→ Data extract
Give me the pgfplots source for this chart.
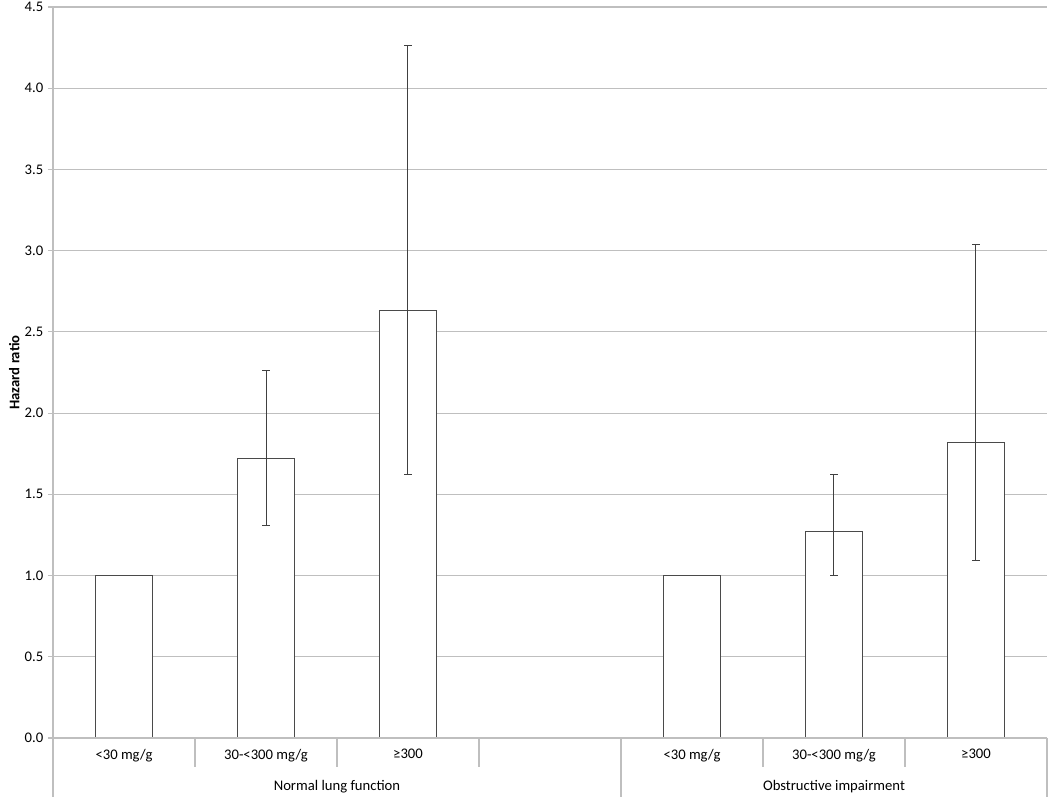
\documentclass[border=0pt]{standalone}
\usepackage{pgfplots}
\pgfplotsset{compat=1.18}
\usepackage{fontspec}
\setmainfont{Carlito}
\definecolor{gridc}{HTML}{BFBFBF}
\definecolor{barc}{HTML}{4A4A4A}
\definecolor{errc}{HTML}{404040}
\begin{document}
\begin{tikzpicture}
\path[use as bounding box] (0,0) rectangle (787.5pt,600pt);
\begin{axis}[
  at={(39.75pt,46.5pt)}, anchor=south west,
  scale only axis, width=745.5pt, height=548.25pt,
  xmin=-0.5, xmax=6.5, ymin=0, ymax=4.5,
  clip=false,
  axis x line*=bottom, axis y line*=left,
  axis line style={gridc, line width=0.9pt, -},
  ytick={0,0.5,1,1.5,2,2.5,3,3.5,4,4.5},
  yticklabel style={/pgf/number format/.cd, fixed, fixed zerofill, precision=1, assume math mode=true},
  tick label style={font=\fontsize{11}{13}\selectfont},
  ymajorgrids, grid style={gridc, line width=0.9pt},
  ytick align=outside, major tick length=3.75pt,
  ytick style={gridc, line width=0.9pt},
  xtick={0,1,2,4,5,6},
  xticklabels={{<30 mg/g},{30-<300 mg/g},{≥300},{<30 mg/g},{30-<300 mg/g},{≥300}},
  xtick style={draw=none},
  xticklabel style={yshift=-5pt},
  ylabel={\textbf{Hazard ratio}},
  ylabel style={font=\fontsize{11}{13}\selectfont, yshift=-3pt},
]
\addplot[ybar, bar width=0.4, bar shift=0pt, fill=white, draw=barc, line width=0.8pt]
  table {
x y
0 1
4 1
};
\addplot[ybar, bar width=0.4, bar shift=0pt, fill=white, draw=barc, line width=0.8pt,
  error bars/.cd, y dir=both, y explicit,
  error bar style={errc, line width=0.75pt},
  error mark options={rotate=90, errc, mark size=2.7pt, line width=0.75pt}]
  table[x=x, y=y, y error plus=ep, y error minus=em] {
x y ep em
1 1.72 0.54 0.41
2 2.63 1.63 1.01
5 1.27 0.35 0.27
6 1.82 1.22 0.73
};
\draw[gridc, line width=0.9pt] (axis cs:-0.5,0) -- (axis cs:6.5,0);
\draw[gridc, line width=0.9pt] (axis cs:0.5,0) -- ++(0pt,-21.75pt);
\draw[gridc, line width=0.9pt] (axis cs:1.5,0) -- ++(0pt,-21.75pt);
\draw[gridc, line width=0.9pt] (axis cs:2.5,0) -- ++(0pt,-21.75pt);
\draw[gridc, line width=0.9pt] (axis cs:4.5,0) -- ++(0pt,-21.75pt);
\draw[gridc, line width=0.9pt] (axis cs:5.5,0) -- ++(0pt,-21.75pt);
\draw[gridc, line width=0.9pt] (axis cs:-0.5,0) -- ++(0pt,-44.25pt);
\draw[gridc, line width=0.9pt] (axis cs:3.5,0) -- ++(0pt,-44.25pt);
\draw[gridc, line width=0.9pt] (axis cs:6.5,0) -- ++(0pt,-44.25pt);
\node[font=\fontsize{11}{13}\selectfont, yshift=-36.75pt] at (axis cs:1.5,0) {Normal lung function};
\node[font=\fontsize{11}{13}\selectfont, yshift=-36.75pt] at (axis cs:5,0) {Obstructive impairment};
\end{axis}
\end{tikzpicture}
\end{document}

→ Short task
Reproduce the material in full, word for word, and omit the pictures.

→ Task response
Give me the pgfplots source for this chart.
\documentclass[border=0pt]{standalone}
\usepackage{pgfplots}
\pgfplotsset{compat=1.18}
\usepackage{fontspec}
\setmainfont{Carlito}
\definecolor{gridc}{HTML}{BFBFBF}
\definecolor{barc}{HTML}{4A4A4A}
\definecolor{errc}{HTML}{404040}
\begin{document}
\begin{tikzpicture}
\path[use as bounding box] (0,0) rectangle (787.5pt,600pt);
\begin{axis}[
  at={(39.75pt,46.5pt)}, anchor=south west,
  scale only axis, width=745.5pt, height=548.25pt,
  xmin=-0.5, xmax=6.5, ymin=0, ymax=4.5,
  clip=false,
  axis x line*=bottom, axis y line*=left,
  axis line style={gridc, line width=0.9pt, -},
  ytick={0,0.5,1,1.5,2,2.5,3,3.5,4,4.5},
  yticklabel style={/pgf/number format/.cd, fixed, fixed zerofill, precision=1, assume math mode=true},
  tick label style={font=\fontsize{11}{13}\selectfont},
  ymajorgrids, grid style={gridc, line width=0.9pt},
  ytick align=outside, major tick length=3.75pt,
  ytick style={gridc, line width=0.9pt},
  xtick={0,1,2,4,5,6},
  xticklabels={{<30 mg/g},{30-<300 mg/g},{≥300},{<30 mg/g},{30-<300 mg/g},{≥300}},
  xtick style={draw=none},
  xticklabel style={yshift=-5pt},
  ylabel={\textbf{Hazard ratio}},
  ylabel style={font=\fontsize{11}{13}\selectfont, yshift=-3pt},
]
\addplot[ybar, bar width=0.4, bar shift=0pt, fill=white, draw=barc, line width=0.8pt]
  table {
x y
0 1
4 1
};
\addplot[ybar, bar width=0.4, bar shift=0pt, fill=white, draw=barc, line width=0.8pt,
  error bars/.cd, y dir=both, y explicit,
  error bar style={errc, line width=0.75pt},
  error mark options={rotate=90, errc, mark size=2.7pt, line width=0.75pt}]
  table[x=x, y=y, y error plus=ep, y error minus=em] {
x y ep em
1 1.72 0.54 0.41
2 2.63 1.63 1.01
5 1.27 0.35 0.27
6 1.82 1.22 0.73
};
\draw[gridc, line width=0.9pt] (axis cs:-0.5,0) -- (axis cs:6.5,0);
\draw[gridc, line width=0.9pt] (axis cs:0.5,0) -- ++(0pt,-21.75pt);
\draw[gridc, line width=0.9pt] (axis cs:1.5,0) -- ++(0pt,-21.75pt);
\draw[gridc, line width=0.9pt] (axis cs:2.5,0) -- ++(0pt,-21.75pt);
\draw[gridc, line width=0.9pt] (axis cs:4.5,0) -- ++(0pt,-21.75pt);
\draw[gridc, line width=0.9pt] (axis cs:5.5,0) -- ++(0pt,-21.75pt);
\draw[gridc, line width=0.9pt] (axis cs:-0.5,0) -- ++(0pt,-44.25pt);
\draw[gridc, line width=0.9pt] (axis cs:3.5,0) -- ++(0pt,-44.25pt);
\draw[gridc, line width=0.9pt] (axis cs:6.5,0) -- ++(0pt,-44.25pt);
\node[font=\fontsize{11}{13}\selectfont, yshift=-36.75pt] at (axis cs:1.5,0) {Normal lung function};
\node[font=\fontsize{11}{13}\selectfont, yshift=-36.75pt] at (axis cs:5,0) {Obstructive impairment};
\end{axis}
\end{tikzpicture}
\end{document}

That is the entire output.